• **TASK OBJECTIVE**
Repeat the records word for word, excluding any picture.
— start MATERIAL TO PROCESS —
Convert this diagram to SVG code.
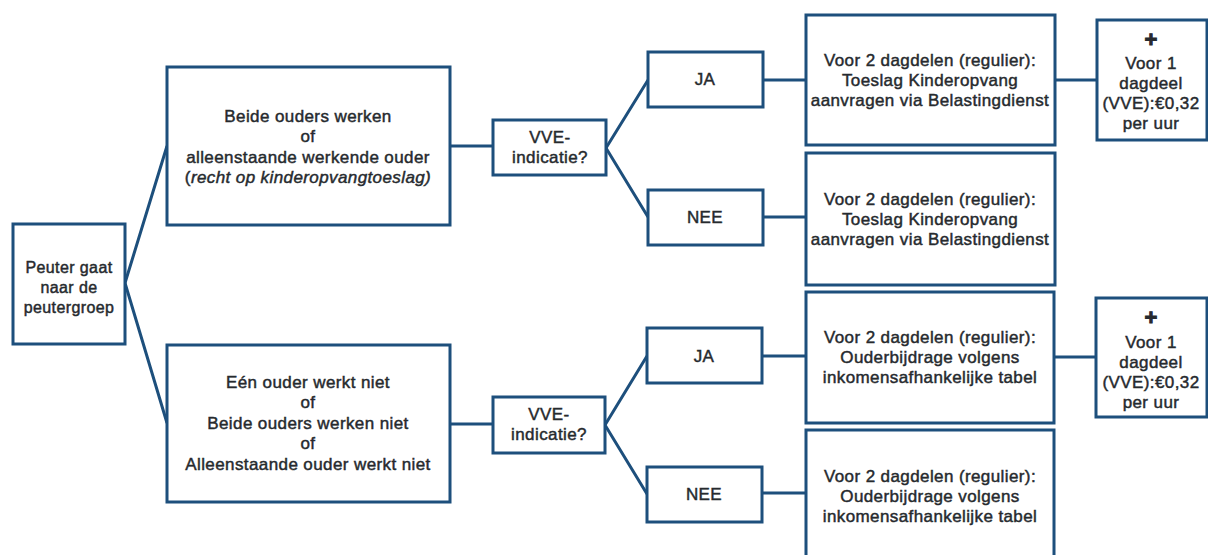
<svg xmlns="http://www.w3.org/2000/svg" width="1208" height="555" viewBox="0 0 1208 555">
<style>
.box{fill:#fff;stroke:#1d4f7c;stroke-width:3}
.ln{fill:none;stroke:#1d4f7c;stroke-width:3}
text{font-family:"Liberation Sans",Arial,sans-serif;font-size:17px;letter-spacing:0.4px;fill:#262a2e;stroke:#262a2e;stroke-width:0.45px;text-anchor:middle}
.sm{font-size:16px}
.it{font-style:italic}
.plus{font-weight:bold;font-size:22px;stroke-width:1px}
</style>
<rect width="1208" height="555" fill="#fff"/>
<g id="connectors">
<path class="ln" d="M125,283 L167,146 M125,283 L167,423"/>
<path class="ln" d="M450,146 H493 M450,424 H493"/>
<path class="ln" d="M606,148 L648,80 M606,148 L648,217"/>
<path class="ln" d="M605,425 L647,356 M605,425 L647,494"/>
<path class="ln" d="M763,80 H806 M763,217 H806 M762,356 H806 M762,493 H806"/>
<path class="ln" d="M1055,80 H1097 M1055,357 H1096"/>
</g>
<g id="n-peuter"><rect class="box" x="13" y="224" width="112" height="120"/>
<text class="sm" x="69" y="273">Peuter gaat</text><text class="sm" x="69" y="293">naar de</text><text class="sm" x="69" y="313">peutergroep</text></g>
<g id="n-werken"><rect class="box" x="167" y="67" width="283" height="158"/>
<text x="308" y="122">Beide ouders werken</text><text x="308" y="142">of</text><text x="308" y="163">alleenstaande werkende ouder</text><text x="308" y="183">(<tspan class="it">recht op kinderopvangtoeslag)</tspan></text></g>
<g id="n-nietwerken"><rect class="box" x="167" y="345" width="283" height="157"/>
<text x="308" y="388">Eén ouder werkt niet</text><text x="308" y="408">of</text><text x="308" y="429">Beide ouders werken niet</text><text x="308" y="449">of</text><text x="308" y="470">Alleenstaande ouder werkt niet</text></g>
<g id="n-vve1"><rect class="box" x="493" y="120" width="113" height="55"/>
<text x="550" y="143">VVE-</text><text x="550" y="163">indicatie?</text></g>
<g id="n-vve2"><rect class="box" x="493" y="397" width="112" height="56"/>
<text x="549" y="420">VVE-</text><text x="549" y="440">indicatie?</text></g>
<g id="n-ja1"><rect class="box" x="648" y="52" width="115" height="55"/><text x="705" y="85">JA</text></g>
<g id="n-nee1"><rect class="box" x="648" y="190" width="115" height="55"/><text x="705" y="223">NEE</text></g>
<g id="n-ja2"><rect class="box" x="647" y="328" width="115" height="55"/><text x="704" y="362">JA</text></g>
<g id="n-nee2"><rect class="box" x="647" y="467" width="115" height="55"/><text x="704" y="500">NEE</text></g>
<g id="n-r1"><rect class="box" x="806" y="15" width="249" height="130"/>
<text x="930" y="66">Voor 2 dagdelen (regulier):</text><text x="930" y="86">Toeslag Kinderopvang</text><text x="930" y="106">aanvragen via Belastingdienst</text></g>
<g id="n-r2"><rect class="box" x="806" y="153" width="249" height="132"/>
<text x="930" y="205">Voor 2 dagdelen (regulier):</text><text x="930" y="225">Toeslag Kinderopvang</text><text x="930" y="245">aanvragen via Belastingdienst</text></g>
<g id="n-r3"><rect class="box" x="806" y="292" width="248" height="131"/>
<text x="930" y="343">Voor 2 dagdelen (regulier):</text><text x="930" y="363">Ouderbijdrage volgens</text><text x="930" y="383">inkomensafhankelijke tabel</text></g>
<g id="n-r4"><rect class="box" x="806" y="430" width="248" height="140"/>
<text x="930" y="482">Voor 2 dagdelen (regulier):</text><text x="930" y="502">Ouderbijdrage volgens</text><text x="930" y="522">inkomensafhankelijke tabel</text></g>
<g id="n-p1"><rect class="box" x="1097" y="20" width="110" height="120"/>
<text class="plus" x="1151" y="47">+</text><text x="1151" y="69">Voor 1</text><text x="1151" y="89">dagdeel</text><text x="1151" y="109">(VVE):€0,32</text><text x="1151" y="129">per uur</text></g>
<g id="n-p2"><rect class="box" x="1096" y="298" width="111" height="119"/>
<text class="plus" x="1151" y="325">+</text><text x="1151" y="348">Voor 1</text><text x="1151" y="368">dagdeel</text><text x="1151" y="388">(VVE):€0,32</text><text x="1151" y="408">per uur</text></g>
</svg>
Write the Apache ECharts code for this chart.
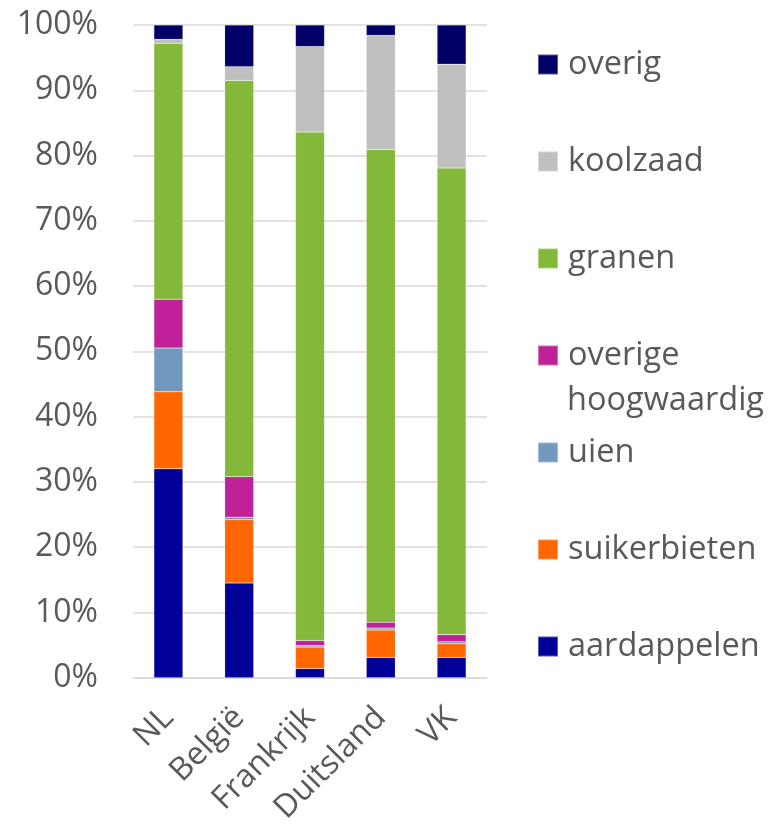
<!DOCTYPE html>
<html>
<head>
<meta charset="utf-8">
<script src="https://cdn.jsdelivr.net/npm/echarts@6/dist/echarts.min.js"></script>
<style>html,body{margin:0;padding:0;background:#fff}#c{width:773px;height:827px}</style>
</head>
<body>
<div id="c"></div>
<script>
const categories = ['NL', 'België', 'Frankrijk', 'Duitsland', 'VK'];
const aardappelen = [32.0, 14.5, 1.4, 3.1, 3.1];
const suikerbieten = [11.8, 9.7, 3.3, 4.2, 2.1];
const uien = [6.7, 0.4, 0.2, 0.3, 0.3];
const overigeHoogwaardig = [7.5, 6.2, 0.8, 0.9, 1.1];
const granen = [39.2, 60.7, 77.9, 72.4, 71.5];
const koolzaad = [0.6, 2.1, 13.1, 17.5, 15.9];
const overig = [2.2, 6.4, 3.3, 1.6, 6.0];
const yTicks = [0, 10, 20, 30, 40, 50, 60, 70, 80, 90, 100];

const FONT = '"Open Sans", sans-serif';
const TXT = '#595959';

const seriesDefs = [
  ['aardappelen', aardappelen, '#000099'],
  ['suikerbieten', suikerbieten, '#FF6600'],
  ['uien', uien, '#7398BD'],
  ['overige hoogwaardig', overigeHoogwaardig, '#BF2298'],
  ['granen', granen, '#84B83B'],
  ['koolzaad', koolzaad, '#BFBFBF'],
  ['overig', overig, '#000066']
];

const chart = echarts.init(document.getElementById('c'));
chart.setOption({
  animation: false,
  backgroundColor: '#fff',
  textStyle: { fontFamily: FONT },
  grid: { left: 133, right: 286, top: 25, bottom: 148, containLabel: false },
  legend: {
    orient: 'vertical',
    left: 537,
    top: 48,
    padding: 0,
    itemWidth: 20,
    itemHeight: 20,
    itemGap: 64,
    icon: 'rect',
    selectedMode: false,
    data: ['overig', 'koolzaad', 'granen', 'overige hoogwaardig', 'uien', 'suikerbieten', 'aardappelen'],
    formatter: n => n === 'overige hoogwaardig' ? 'overige' : n,
    textStyle: { color: TXT, fontSize: 32.5, fontFamily: FONT, lineHeight: 20, padding: [0, 0, 0, 5] }
  },
  graphic: [{
    type: 'text', x: 567, y: 401,
    style: { text: 'hoogwaardig', fill: TXT, font: '32.5px "Open Sans", sans-serif', verticalAlign: 'middle' }
  }],
  xAxis: {
    type: 'category',
    data: categories,
    axisLine: { show: true, lineStyle: { color: '#D9D9D9', width: 1.5 } },
    axisTick: { show: false },
    axisLabel: { interval: 0, rotate: 45, color: TXT, fontSize: 32, fontFamily: FONT, margin: 35 }
  },
  yAxis: {
    type: 'value',
    min: yTicks[0],
    max: yTicks[yTicks.length - 1],
    interval: yTicks[1] - yTicks[0],
    axisLine: { show: false },
    axisTick: { show: false },
    splitLine: { lineStyle: { color: '#D9D9D9', width: 1.5 } },
    axisLabel: { formatter: '{value}%', color: TXT, fontSize: 32, fontFamily: FONT, margin: 35 }
  },
  series: seriesDefs.map(([name, data, color]) => ({
    name, type: 'bar', stack: 'total', data, barWidth: 29,
    itemStyle: { color, borderColor: 'rgba(255,255,255,0.35)', borderWidth: 0.5 }
  }))
});
</script>
</body>
</html>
— end MATERIAL TO PROCESS —
• **RESULT FOR THIS EXERCISE**
Convert this diagram to SVG code.
<svg xmlns="http://www.w3.org/2000/svg" width="1208" height="555" viewBox="0 0 1208 555">
<style>
.box{fill:#fff;stroke:#1d4f7c;stroke-width:3}
.ln{fill:none;stroke:#1d4f7c;stroke-width:3}
text{font-family:"Liberation Sans",Arial,sans-serif;font-size:17px;letter-spacing:0.4px;fill:#262a2e;stroke:#262a2e;stroke-width:0.45px;text-anchor:middle}
.sm{font-size:16px}
.it{font-style:italic}
.plus{font-weight:bold;font-size:22px;stroke-width:1px}
</style>
<rect width="1208" height="555" fill="#fff"/>
<g id="connectors">
<path class="ln" d="M125,283 L167,146 M125,283 L167,423"/>
<path class="ln" d="M450,146 H493 M450,424 H493"/>
<path class="ln" d="M606,148 L648,80 M606,148 L648,217"/>
<path class="ln" d="M605,425 L647,356 M605,425 L647,494"/>
<path class="ln" d="M763,80 H806 M763,217 H806 M762,356 H806 M762,493 H806"/>
<path class="ln" d="M1055,80 H1097 M1055,357 H1096"/>
</g>
<g id="n-peuter"><rect class="box" x="13" y="224" width="112" height="120"/>
<text class="sm" x="69" y="273">Peuter gaat</text><text class="sm" x="69" y="293">naar de</text><text class="sm" x="69" y="313">peutergroep</text></g>
<g id="n-werken"><rect class="box" x="167" y="67" width="283" height="158"/>
<text x="308" y="122">Beide ouders werken</text><text x="308" y="142">of</text><text x="308" y="163">alleenstaande werkende ouder</text><text x="308" y="183">(<tspan class="it">recht op kinderopvangtoeslag)</tspan></text></g>
<g id="n-nietwerken"><rect class="box" x="167" y="345" width="283" height="157"/>
<text x="308" y="388">Eén ouder werkt niet</text><text x="308" y="408">of</text><text x="308" y="429">Beide ouders werken niet</text><text x="308" y="449">of</text><text x="308" y="470">Alleenstaande ouder werkt niet</text></g>
<g id="n-vve1"><rect class="box" x="493" y="120" width="113" height="55"/>
<text x="550" y="143">VVE-</text><text x="550" y="163">indicatie?</text></g>
<g id="n-vve2"><rect class="box" x="493" y="397" width="112" height="56"/>
<text x="549" y="420">VVE-</text><text x="549" y="440">indicatie?</text></g>
<g id="n-ja1"><rect class="box" x="648" y="52" width="115" height="55"/><text x="705" y="85">JA</text></g>
<g id="n-nee1"><rect class="box" x="648" y="190" width="115" height="55"/><text x="705" y="223">NEE</text></g>
<g id="n-ja2"><rect class="box" x="647" y="328" width="115" height="55"/><text x="704" y="362">JA</text></g>
<g id="n-nee2"><rect class="box" x="647" y="467" width="115" height="55"/><text x="704" y="500">NEE</text></g>
<g id="n-r1"><rect class="box" x="806" y="15" width="249" height="130"/>
<text x="930" y="66">Voor 2 dagdelen (regulier):</text><text x="930" y="86">Toeslag Kinderopvang</text><text x="930" y="106">aanvragen via Belastingdienst</text></g>
<g id="n-r2"><rect class="box" x="806" y="153" width="249" height="132"/>
<text x="930" y="205">Voor 2 dagdelen (regulier):</text><text x="930" y="225">Toeslag Kinderopvang</text><text x="930" y="245">aanvragen via Belastingdienst</text></g>
<g id="n-r3"><rect class="box" x="806" y="292" width="248" height="131"/>
<text x="930" y="343">Voor 2 dagdelen (regulier):</text><text x="930" y="363">Ouderbijdrage volgens</text><text x="930" y="383">inkomensafhankelijke tabel</text></g>
<g id="n-r4"><rect class="box" x="806" y="430" width="248" height="140"/>
<text x="930" y="482">Voor 2 dagdelen (regulier):</text><text x="930" y="502">Ouderbijdrage volgens</text><text x="930" y="522">inkomensafhankelijke tabel</text></g>
<g id="n-p1"><rect class="box" x="1097" y="20" width="110" height="120"/>
<text class="plus" x="1151" y="47">+</text><text x="1151" y="69">Voor 1</text><text x="1151" y="89">dagdeel</text><text x="1151" y="109">(VVE):€0,32</text><text x="1151" y="129">per uur</text></g>
<g id="n-p2"><rect class="box" x="1096" y="298" width="111" height="119"/>
<text class="plus" x="1151" y="325">+</text><text x="1151" y="348">Voor 1</text><text x="1151" y="368">dagdeel</text><text x="1151" y="388">(VVE):€0,32</text><text x="1151" y="408">per uur</text></g>
</svg>
Write the Apache ECharts code for this chart.
<!DOCTYPE html>
<html>
<head>
<meta charset="utf-8">
<script src="https://cdn.jsdelivr.net/npm/echarts@6/dist/echarts.min.js"></script>
<style>html,body{margin:0;padding:0;background:#fff}#c{width:773px;height:827px}</style>
</head>
<body>
<div id="c"></div>
<script>
const categories = ['NL', 'België', 'Frankrijk', 'Duitsland', 'VK'];
const aardappelen = [32.0, 14.5, 1.4, 3.1, 3.1];
const suikerbieten = [11.8, 9.7, 3.3, 4.2, 2.1];
const uien = [6.7, 0.4, 0.2, 0.3, 0.3];
const overigeHoogwaardig = [7.5, 6.2, 0.8, 0.9, 1.1];
const granen = [39.2, 60.7, 77.9, 72.4, 71.5];
const koolzaad = [0.6, 2.1, 13.1, 17.5, 15.9];
const overig = [2.2, 6.4, 3.3, 1.6, 6.0];
const yTicks = [0, 10, 20, 30, 40, 50, 60, 70, 80, 90, 100];

const FONT = '"Open Sans", sans-serif';
const TXT = '#595959';

const seriesDefs = [
  ['aardappelen', aardappelen, '#000099'],
  ['suikerbieten', suikerbieten, '#FF6600'],
  ['uien', uien, '#7398BD'],
  ['overige hoogwaardig', overigeHoogwaardig, '#BF2298'],
  ['granen', granen, '#84B83B'],
  ['koolzaad', koolzaad, '#BFBFBF'],
  ['overig', overig, '#000066']
];

const chart = echarts.init(document.getElementById('c'));
chart.setOption({
  animation: false,
  backgroundColor: '#fff',
  textStyle: { fontFamily: FONT },
  grid: { left: 133, right: 286, top: 25, bottom: 148, containLabel: false },
  legend: {
    orient: 'vertical',
    left: 537,
    top: 48,
    padding: 0,
    itemWidth: 20,
    itemHeight: 20,
    itemGap: 64,
    icon: 'rect',
    selectedMode: false,
    data: ['overig', 'koolzaad', 'granen', 'overige hoogwaardig', 'uien', 'suikerbieten', 'aardappelen'],
    formatter: n => n === 'overige hoogwaardig' ? 'overige' : n,
    textStyle: { color: TXT, fontSize: 32.5, fontFamily: FONT, lineHeight: 20, padding: [0, 0, 0, 5] }
  },
  graphic: [{
    type: 'text', x: 567, y: 401,
    style: { text: 'hoogwaardig', fill: TXT, font: '32.5px "Open Sans", sans-serif', verticalAlign: 'middle' }
  }],
  xAxis: {
    type: 'category',
    data: categories,
    axisLine: { show: true, lineStyle: { color: '#D9D9D9', width: 1.5 } },
    axisTick: { show: false },
    axisLabel: { interval: 0, rotate: 45, color: TXT, fontSize: 32, fontFamily: FONT, margin: 35 }
  },
  yAxis: {
    type: 'value',
    min: yTicks[0],
    max: yTicks[yTicks.length - 1],
    interval: yTicks[1] - yTicks[0],
    axisLine: { show: false },
    axisTick: { show: false },
    splitLine: { lineStyle: { color: '#D9D9D9', width: 1.5 } },
    axisLabel: { formatter: '{value}%', color: TXT, fontSize: 32, fontFamily: FONT, margin: 35 }
  },
  series: seriesDefs.map(([name, data, color]) => ({
    name, type: 'bar', stack: 'total', data, barWidth: 29,
    itemStyle: { color, borderColor: 'rgba(255,255,255,0.35)', borderWidth: 0.5 }
  }))
});
</script>
</body>
</html>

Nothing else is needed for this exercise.